The Boeing 737 is by no means a new plane model: it was first introduced in 1967 and was the company’s introduction into commercial twinjets of this size. Having better fuel economy, quieter engines and more space for passengers, the 737-300 was more economically efficient than its predecessors.

The Max 8, the model involved in both flights 610 and 302, is part of the “Next-Generation 737,” a line of new iterations of the 737 with more efficient engines.

“One way you make an engine more efficient, is by having a larger fan in front of it, so a more efficient engine is larger,” Pepiot said.

To compensate for the enlargement of the engines, the placement of the engines had to be moved further forward and upward.

“On the new version, because the engines are a bit further in front, when you start reaching a high angle of attack, or tilt, the engines are going to be producing a little bit of lift.
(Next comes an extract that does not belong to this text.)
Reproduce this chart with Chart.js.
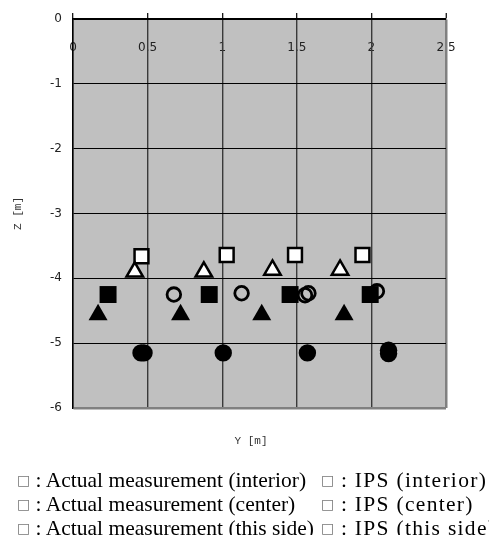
<!DOCTYPE html>
<html>
<head>
<meta charset="utf-8">
<script src="https://cdn.jsdelivr.net/npm/chart.js@4"></script>
<style>
  html, body { margin: 0; padding: 0; background: #fff; }
  #wrap { position: relative; width: 489px; height: 535px; overflow: hidden; }
  #c { position: absolute; left: 0; top: 0; }
  .ytitle { position: absolute; left: 0; width: 502px; top: 435px; text-align: center;
            font: 11px "Liberation Mono", "DejaVu Sans Mono", monospace; color: #333; }
  .leg { position: absolute; font: 21.5px "Liberation Serif", "Times New Roman", serif; color: #000;
         white-space: nowrap; line-height: 24px; }
  .leg2 .t { letter-spacing: 1.3px; }
  .box { font: 14px "DejaVu Sans", sans-serif; color: #777; position: relative; top: -2px; letter-spacing: 0; }
</style>
</head>
<body>
<div id="wrap">
  <canvas id="c" width="489" height="535"></canvas>
  <div class="ytitle">Y [m]</div>
  <div class="leg" style="left:17px; top:468px;">
    <div><span class="box">□</span> : Actual measurement (interior)</div>
    <div><span class="box">□</span> : Actual measurement (center)</div>
    <div><span class="box">□</span> : Actual measurement (this side)</div>
  </div>
  <div class="leg leg2" style="left:321px; top:468px;">
    <div><span class="box">□</span><span class="t"> : IPS (interior)</span></div>
    <div><span class="box">□</span><span class="t"> : IPS (center)</span></div>
    <div><span class="box">□</span><span class="t"> : IPS (this side)</span></div>
  </div>
</div>
<script>
// ---- data (Y [m], Z [m]) ----
const actualInteriorY = [0.235, 0.913, 1.455, 1.992];
const actualInteriorZ = [-4.25, -4.25, -4.25, -4.25];
const actualCenterY = [0.168, 0.721, 1.265, 1.817];
const actualCenterZ = [-4.56, -4.56, -4.56, -4.56];
const actualThisSideY = [0.456, 0.476, 1.007, 1.571, 2.115, 2.115];
const actualThisSideZ = [-5.15, -5.15, -5.15, -5.15, -5.11, -5.16];
const ipsInteriorY = [0.459, 1.030, 1.488, 1.940];
const ipsInteriorZ = [-3.66, -3.64, -3.64, -3.64];
const ipsCenterY = [0.414, 0.877, 1.337, 1.790];
const ipsCenterZ = [-3.90, -3.90, -3.87, -3.87];
const ipsThisSideY = [0.676, 1.130, 1.555, 1.578, 2.037];
const ipsThisSideZ = [-4.25, -4.23, -4.26, -4.23, -4.20];
const xTicks = [0, 0.5, 1, 1.5, 2, 2.5];
const yTicks = [0, -1, -2, -3, -4, -5, -6];

const pts = (xs, zs) => xs.map((x, i) => ({ x: x, y: zs[i] }));

const bgPlugin = {
  id: 'plotBg',
  beforeDraw(chart) {
    const { ctx, chartArea: a } = chart;
    ctx.save();
    ctx.fillStyle = '#c0c0c0';
    ctx.fillRect(a.left, a.top, a.right - a.left, a.bottom - a.top);
    ctx.restore();
  }
};

new Chart(document.getElementById('c'), {
  type: 'scatter',
  data: {
    datasets: [
      { label: 'IPS (center)', data: pts(ipsCenterY, ipsCenterZ), pointStyle: 'triangle',
        pointRadius: 9.5, backgroundColor: '#ffffff', borderColor: '#000', borderWidth: 2.5 },
      { label: 'IPS (interior)', data: pts(ipsInteriorY, ipsInteriorZ), pointStyle: 'rect',
        pointRadius: 9.8, backgroundColor: '#ffffff', borderColor: '#000', borderWidth: 2.5 },
      { label: 'Actual measurement (interior)', data: pts(actualInteriorY, actualInteriorZ), pointStyle: 'rect',
        pointRadius: 12, backgroundColor: '#000', borderColor: '#000', borderWidth: 0 },
      { label: 'IPS (this side)', data: pts(ipsThisSideY, ipsThisSideZ), pointStyle: 'circle',
        pointRadius: 6.8, backgroundColor: 'rgba(0,0,0,0)', borderColor: '#000', borderWidth: 2.8 },
      { label: 'Actual measurement (center)', data: pts(actualCenterY, actualCenterZ), pointStyle: 'triangle',
        pointRadius: 11, backgroundColor: '#000', borderColor: '#000', borderWidth: 0 },
      { label: 'Actual measurement (this side)', data: pts(actualThisSideY, actualThisSideZ), pointStyle: 'circle',
        pointRadius: 8.7, backgroundColor: '#000', borderColor: '#000', borderWidth: 0 }
    ]
  },
  options: {
    responsive: false,
    devicePixelRatio: 1,
    animation: false,
    events: [],
    layout: { padding: { left: 0, top: 0, right: 43, bottom: 127 } },
    plugins: { legend: { display: false }, tooltip: { enabled: false } },
    scales: {
      x: {
        type: 'linear',
        position: 'top',
        min: 0, max: 2.5,
        afterFit: (s) => { s.height = 19; },
        afterBuildTicks: (s) => { s.ticks = xTicks.map(v => ({ value: v })); },
        ticks: {
          mirror: true,
          padding: 22,
          z: -2,
          color: '#222',
          font: { family: 'DejaVu Sans', size: 12 },
          maxRotation: 0,
          autoSkip: false,
          callback: (v) => String(v)
        },
        grid: {
          drawTicks: true,
          tickLength: 6,
          tickColor: '#000',
          tickWidth: 1.2,
          color: (c) => (c.tick && c.tick.value === 2.5) ? '#808080' : '#3a3a3a',
          lineWidth: (c) => (c.tick && c.tick.value === 2.5) ? 2.5 : 1.4
        },
        border: { display: true, color: '#000', width: 1.5 }
      },
      y: {
        type: 'linear',
        min: -6, max: 0,
        afterFit: (s) => { s.width = 73; },
        afterBuildTicks: (s) => { s.ticks = yTicks.map(v => ({ value: v })); },
        ticks: {
          padding: 11,
          color: '#222',
          font: { family: 'DejaVu Sans', size: 12 },
          callback: (v) => String(v)
        },
        grid: {
          drawTicks: false,
          color: (c) => (c.tick && c.tick.value === -6) ? '#808080' : '#000',
          lineWidth: (c) => (c.tick && c.tick.value === -6) ? 2.5 : 1
        },
        border: { display: true, color: '#000', width: 1.5 },
        title: {
          display: true,
          text: 'Z [m]',
          color: '#333',
          font: { family: 'Liberation Mono', size: 11 },
          padding: { top: 11, bottom: 0 }
        }
      }
    }
  },
  plugins: [bgPlugin]
});
</script>
</body>
</html>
That will exacerbate the [plane’s] tilting motion,” Pepiot said.

According to Pepiot, while the aircraft is climbing, the placement of the engines tilts the plane further upward at an angle that causes the vessel to stall. To counteract this over-tilting and stalling, Boeing engineers created sensors, known as the Maneuvering Characteristics Augmentation System, to monitor and automatically adjust the plane’s flight angle.

“What the Boeing engineers did was create a software that accounts for this extra [lift] force from the engine and as soon as you were too high in angle of attack an automatic software would bring the [tail of the plane] down to create a force and bring the aircraft back down,” said Pepiot.

However, the MCAS system only requires information from one of these sensors to trigger the response to tilt the plane downward.

“In aeronautics everything is redundant, there are two pilots, anytime there [are] sensors, there are in fact at least two of them installed. But with two sensors providing conflicting information, it can be difficult to resolve which one was giving the right information,” said Pepiot.

In the recent crashes, it is hypothesized that one of the sensors provided incorrect information regarding the positioning of the plane. The sensor wrongly indicated that the plane was tilted too far upward and triggered a response to tilt the nose of the plane downard.

However, since the plane was not actually tilted upward in the first place, the sensor caused the plane to overshoot the downward adjustment, and subsequently plummet in altitude. Early data displays fluctuations in the altitude of the plane, which indicates that the pilots of both flights attempted to rectify the positioning of the plane, only to be overridden by the automated system.

The two crashes have raised questions regarding the regulation of Boeing and the 737, especially under the realization that many pilots were not aware of the M.C.A.S. system’s implementation until the first of the two crashes.

Without any prior knowledge of the system it would be difficult for pilots to overcome a malfunction. It has come to light that Boeing engineers, as opposed to Federal Aviation Administration officials, were vetting the 737 Max 8 for flight.

Questions remain with regard to the future of Boeing, with the grounding of 737 Max 8’s around the globe, and ongoing investigations into the relationship between Boeing and the FAA.